Sofferta e prolissa la posizione di Francia e Germania pur nell’accettazione della decisione delle toghe. Sullo sfondo, lo stracciarsi le vesti di gran parte dei media.
Doppio standard
Non c’è da sorprendersi se una larga fetta del “mondo altro” che non sia occidente ci accusi sovente di doppio standard nelle valutazioni degli accadimenti internazionali. La questione Netanyahu ne è la cartina di tornasole lampante.
Nessun dubbio sulla legittimità di una risposta militare di Israele a quel grumo di Shoah che è stato il 7 ottobre. Ma c'è risposta e risposta. Uno degli argomenti più usati dai difensori senza se e senza ma di Bibi è che non si possono mettere sullo stesso piano i capi terroristi e i leader di un paese democratico.
Quando la domanda corretta, in un processo che comunque non si farà mai, sarebbe: il leader di un paese democratico si è comportato come un capo terrorista? In capo a tredici mesi e mezzo di conflitto, il sospetto è che l'ipotesi dell'accusa vada quanto meno verificata.
Sono entrate in tutte le case via televisione le immagini dei massacri di civili che hanno raggiunto cifre iperboliche. Carneficine spesso giustificate dalla considerazione che ci fosse qualche miliziano di Hamas confuso con la popolazione civile. Come se questo potesse bastare a emendare da ogni colpa.
O la chiusura delle frontiere ai tir degli aiuti umanitari, un milione e mezzo di persone ridotte alla fame, costrette a spostarsi a capriccio da una parte all'altra della piccola Striscia a seconda delle esigenze dell'esercito. Per concludere che è tutto legittimo bisognerebbe postulare che tutti gli abitanti della terra desolata chiamata Gaza sono perciò terroristi, dagli infanti ai vegliardi passando per le donne. E se ci siamo purtroppo abituati da alcuni decenni al concetto di “danni collaterali”, qui si è andati molto oltre senza che non sia stata fatta nessuna distinzione in nome delle esigenze superiori di Israele. Ripetiamo: è il comportamento del governo di uno stato democratico?
All’origine dell’antisemitismo
Benjamin Netanyahu ha usato come un disco rotto il solito argomento onnicomprensivo dell'antisemitismo. Sarebbe antisemita ovviamente Karim Khan il procuratore della Corte e screditato per un presunto scandalo sessuale emerso, ma guarda un po’, da quanto è iniziato il suo lavoro.

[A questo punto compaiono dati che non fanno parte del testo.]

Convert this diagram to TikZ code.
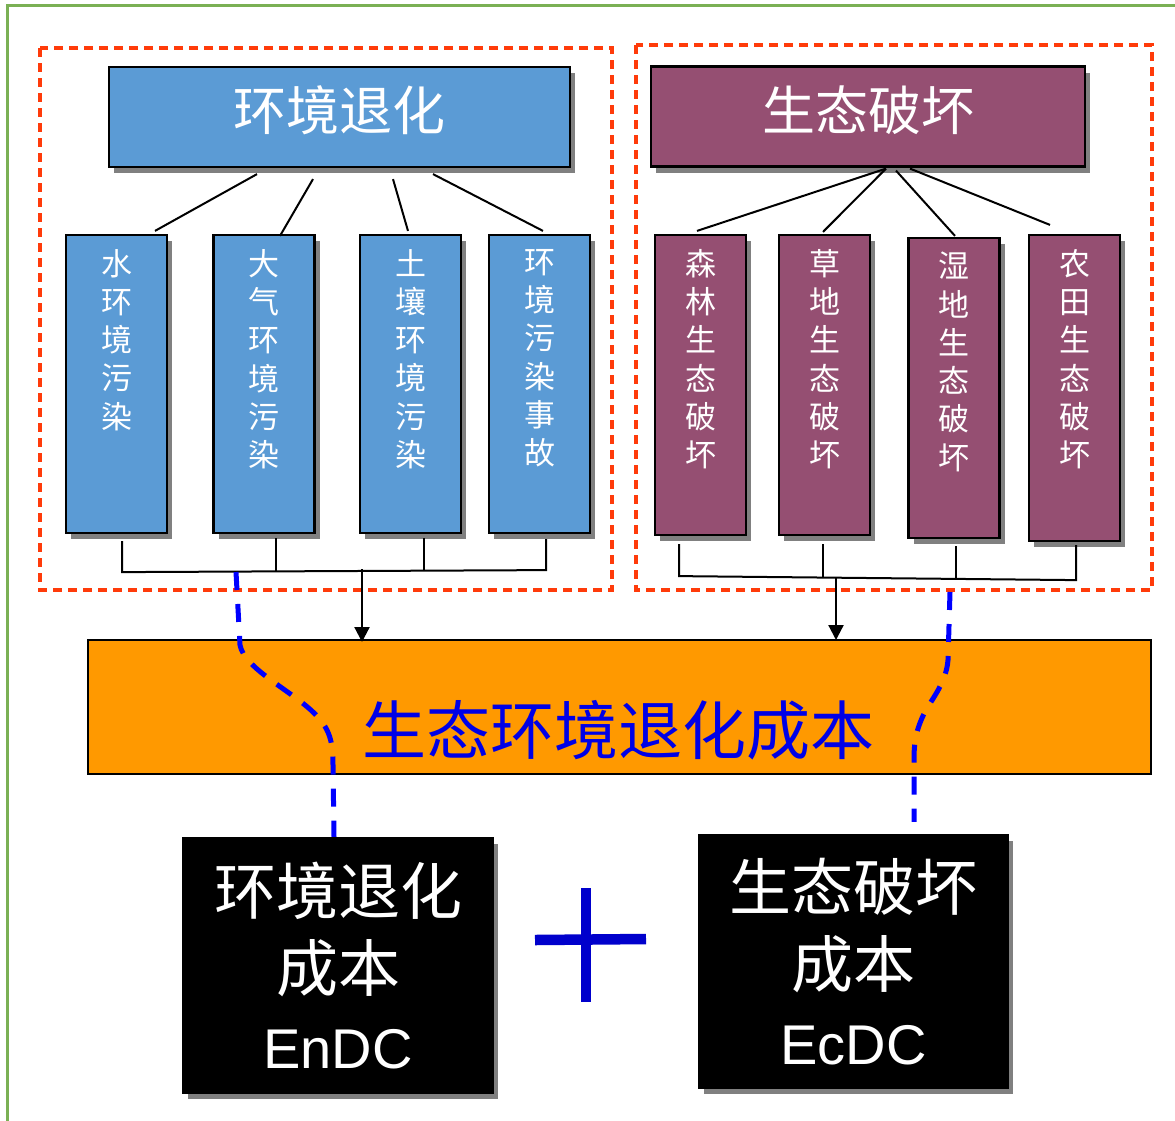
\documentclass[tikz,border=0pt]{standalone}
\usepackage{fontspec}
\setmainfont{Liberation Sans}
\newfontfamily\cjk{Noto Sans CJK SC}
\newfontfamily\latin{Liberation Sans}
\usetikzlibrary{shadows,arrows.meta,calc}

\definecolor{envblue}{HTML}{5B9BD5}
\definecolor{ecopurple}{HTML}{954F72}
\definecolor{costorange}{HTML}{FF9900}
\definecolor{framered}{HTML}{FF3B0A}
\definecolor{framegreen}{RGB}{122,176,84}
\definecolor{linkblue}{HTML}{0000FF}
\definecolor{costtextblue}{HTML}{0000E6}
\definecolor{plusblue}{HTML}{0000CC}
\definecolor{shadowgray}{HTML}{808080}

\begin{document}
\begin{tikzpicture}[x=1pt,y=-1pt,
  boxbase/.style={draw=black, line width=2.2pt, inner sep=0pt,
    drop shadow={shadow xshift=5pt, shadow yshift=-6pt, fill=shadowgray, opacity=1}},
  envfill/.style={fill=envblue},
  ecofill/.style={fill=ecopurple},
  titlebox/.style={boxbase, minimum height=100pt},
  smallbox/.style={boxbase, minimum width=101pt, minimum height=298pt},
  ecosmall/.style={boxbase, ecofill, minimum width=91pt, minimum height=300pt},
  titletext/.style={text=white, inner sep=0pt, font=\cjk\fontsize{53}{60}\selectfont},
  vtext/.style={text=white, inner sep=0pt, anchor=north, align=center,
    font=\cjk\fontsize{31}{38.3}\selectfont},
  link/.style={draw=black, line width=2pt},
  feed/.style={draw=black, line width=2.2pt, -{Triangle[width=15pt,length=15pt]}},
  groupframe/.style={draw=framered, line width=4.5pt, dash pattern=on 9pt off 6pt},
  costlink/.style={draw=linkblue, line width=5pt, dash pattern=on 18pt off 14pt},
  costbox/.style={boxbase, fill=black, text=white, align=center,
    font=\cjk\fontsize{62}{77}\selectfont}
]
\useasboundingbox (0,0) rectangle (1175,1120);
\fill[white] (0,0) rectangle (1175,1120);

% outer frame
\draw[framegreen, line width=3pt] (7,1130) -- (7,5) -- (1185,5);

% group frames
\draw[groupframe] (40,48) rectangle (612,590);
\draw[groupframe] (636,45) rectangle (1152,590);

% environmental degradation branch
\node[titlebox, envfill, minimum width=461pt] (t1) at (339.5,117) {};
\node[titletext] (t1t) at ($(t1.center)+(0,-7)$) {环境退化};

\node[smallbox, envfill] (b1) at (116.5,384) {};
\node[smallbox, envfill] (b2) at (264,384) {};
\node[smallbox, envfill] (b3) at (410.5,384) {};
\node[smallbox, envfill] (b4) at (539.5,384) {};
\node[vtext] (b1t) at ($(b1.north)+(0,15)$) {水\\环\\境\\污\\染};
\node[vtext] (b2t) at ($(b2.north)+(0,15)$) {大\\气\\环\\境\\污\\染};
\node[vtext] (b3t) at ($(b3.north)+(0,15)$) {土\\壤\\环\\境\\污\\染};
\node[vtext] (b4t) at ($(b4.north)+(0,15)$) {环\\境\\污\\染\\事\\故};

\draw[link] ($(t1.south)+(-82.5,6)$) -- ($(b1.north)+(38.5,-3)$);
\draw[link] ($(t1.south)+(-26.5,11)$) -- ($(b2.north)+(16,2)$);
\draw[link] ($(t1.south)+(53.5,11)$) -- ($(b3.north)+(-2.5,-3)$);
\draw[link] ($(t1.south)+(93.5,6)$) -- ($(b4.north)+(3.5,-3)$);

% ecological damage branch
\node[titlebox, ecofill, minimum width=434pt] (t2) at (868,116.5) {};
\node[titletext] (t2t) at ($(t2.center)+(0,-6.5)$) {生态破坏};

\node[ecosmall] (p1) at (700.5,385) {};
\node[ecosmall] (p2) at (824.5,385) {};
\node[ecosmall] (p3) at (954,388) {};
\node[ecosmall, minimum height=306pt] (p4) at (1074.5,388) {};
\node[vtext] (p1t) at ($(p1.north)+(0,15)$) {森\\林\\生\\态\\破\\坏};
\node[vtext] (p2t) at ($(p2.north)+(0,15)$) {草\\地\\生\\态\\破\\坏};
\node[vtext] (p3t) at ($(p3.north)+(0,15)$) {湿\\地\\生\\态\\破\\坏};
\node[vtext] (p4t) at ($(p4.north)+(0,15)$) {农\\田\\生\\态\\破\\坏};

\draw[link] ($(t2.south)+(18,1)$) -- ($(p1.north)+(-3.5,-3)$);
\draw[link] ($(t2.south)+(18,1)$) -- ($(p2.north)+(-1.5,-2)$);
\draw[link] ($(t2.south)+(28,3)$) -- ($(p3.north)+(1,-1)$);
\draw[link] ($(t2.south)+(42,1)$) -- ($(p4.north)+(-24.5,-9)$);

% total cost bar
\node[draw=black, line width=2pt, fill=costorange, minimum width=1063pt,
      minimum height=134pt, inner sep=0pt] (ob) at (619.5,707) {};
\node[text=costtextblue, inner sep=0pt, font=\cjk\fontsize{64}{70}\selectfont]
  (obt) at ($(ob.center)+(-1,23)$) {生态环境退化成本};

% collecting brackets
\draw[link] ($(b1.south)+(5.5,7)$) -- ($(b1.south)+(5.5,38)$) coordinate (lbl)
  -- ($(b4.south)+(6.5,36)$) coordinate (lbr) -- ($(b4.south)+(6.5,5)$);
\draw[link] ($(b2.south)+(12,4)$) -- ($(b2.south)+(12,37)$);
\draw[link] ($(b3.south)+(13.5,4)$) -- ($(b3.south)+(13.5,37)$);
\draw[feed] ($(ob.north)+(-257.5,-70)$) -- ($(ob.north)+(-257.5,3)$);

\draw[link] ($(p1.south)+(-21.5,8)$) -- ($(p1.south)+(-21.5,40)$) coordinate (rbl)
  -- ($(p4.south)+(1.5,38)$) coordinate (rbr) -- ($(p4.south)+(1.5,3)$);
\draw[link] ($(p2.south)+(-1.5,8)$) -- ($(p2.south)+(-1.5,41)$);
\draw[link] ($(p3.south)+(2,7)$) -- ($(p3.south)+(2,40)$);
\draw[feed] ($(ob.north)+(216.5,-62)$) -- ($(ob.north)+(216.5,1)$);

% cost components
\node[costbox, minimum width=310pt, minimum height=255pt] (lb) at (338,965.5)
  {环境退化\\成本\\{\latin\fontsize{56}{77}\selectfont EnDC}};
\node[costbox, minimum width=309pt, minimum height=253pt] (rb) at (853.5,961.5)
  {生态破坏\\成本\\{\latin\fontsize{56}{77}\selectfont EcDC}};

% dashed links into the cost components
\coordinate (ls) at (236,572);
\draw[costlink] (ls) -- (240,645) .. controls (244,668) and (290,690) .. (313,712)
  .. controls (330,728) and (333,742) .. (333,765) -- ($(lb.north)+(-4,0)$);
\coordinate (rs) at (950,592);
\coordinate (re) at ($(rb.north)+(60.5,-12)$);
\draw[costlink] (rs) -- (948,660) .. controls (946,685) and (930,700) .. (922,718)
  .. controls (916,732) and (914,742) .. (914,760) -- (re);

% plus sign
\draw[plusblue, line width=10.5pt] (535,940) -- (646,939);
\draw[plusblue, line width=10.5pt] (586,888) -- (586,1002);
\end{tikzpicture}
\end{document}
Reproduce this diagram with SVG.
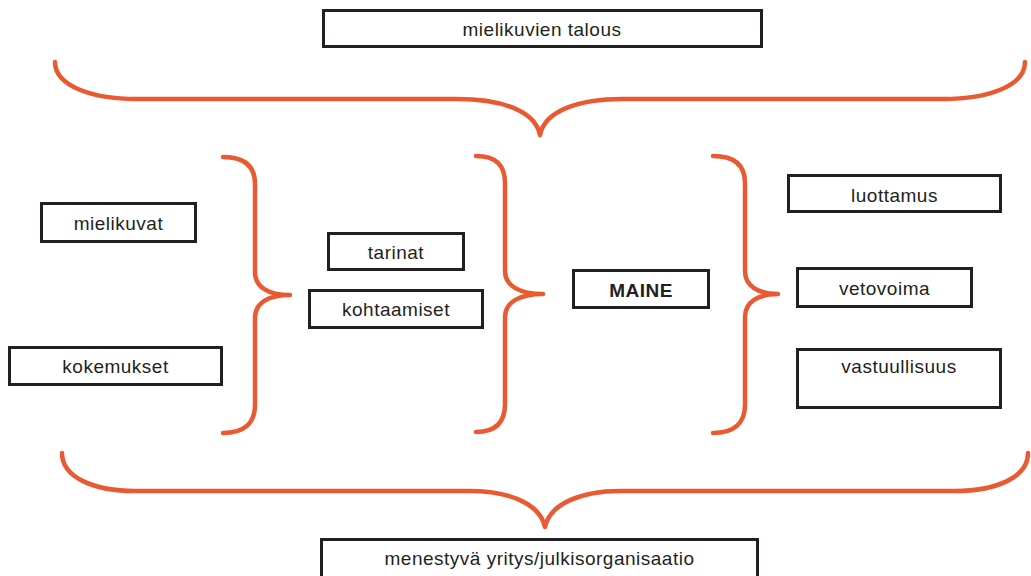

Eppure il premier di Israele dovrebbe interrogarsi su quanto l’antisemitismo sia purtroppo cresciuto, soprattutto tra le nuove generazioni, a causa del suo operato. Suo e di alcuni personaggi con cui si accompagna, come i suoi ministri Bezalel Smotrich e Itamar Ben-Gvir, che non hanno fatto mistero della loro volontà di sterminio di tutti i palestinesi (ma sono ahiloro limitati dalla comunità internazionale), di non voler riconoscere né ora né mai uno stato palestinese e di voler annettere l’intera Cisgiordania dove sono quotidiane le azioni violente dei coloni in nome del diritto messianico che rivendicano sulla terra tra il Mediterraneo e il Giordano. E il tutto senza che Netanyahu abbia mai sentito il bisogno di prendere le distanze da queste manifestazioni di razzismo estremo.
«Ci sarà pur un giudice a Berlino», è l'espressione usata da Bertold Brecht nella volontà di credere che si possa alfine avere giustizia. I giudici non godono di grande popolarità in questa fase storica. Né a Berlino, né a Washington, né a Budapest, né a Roma. Né all'Aia.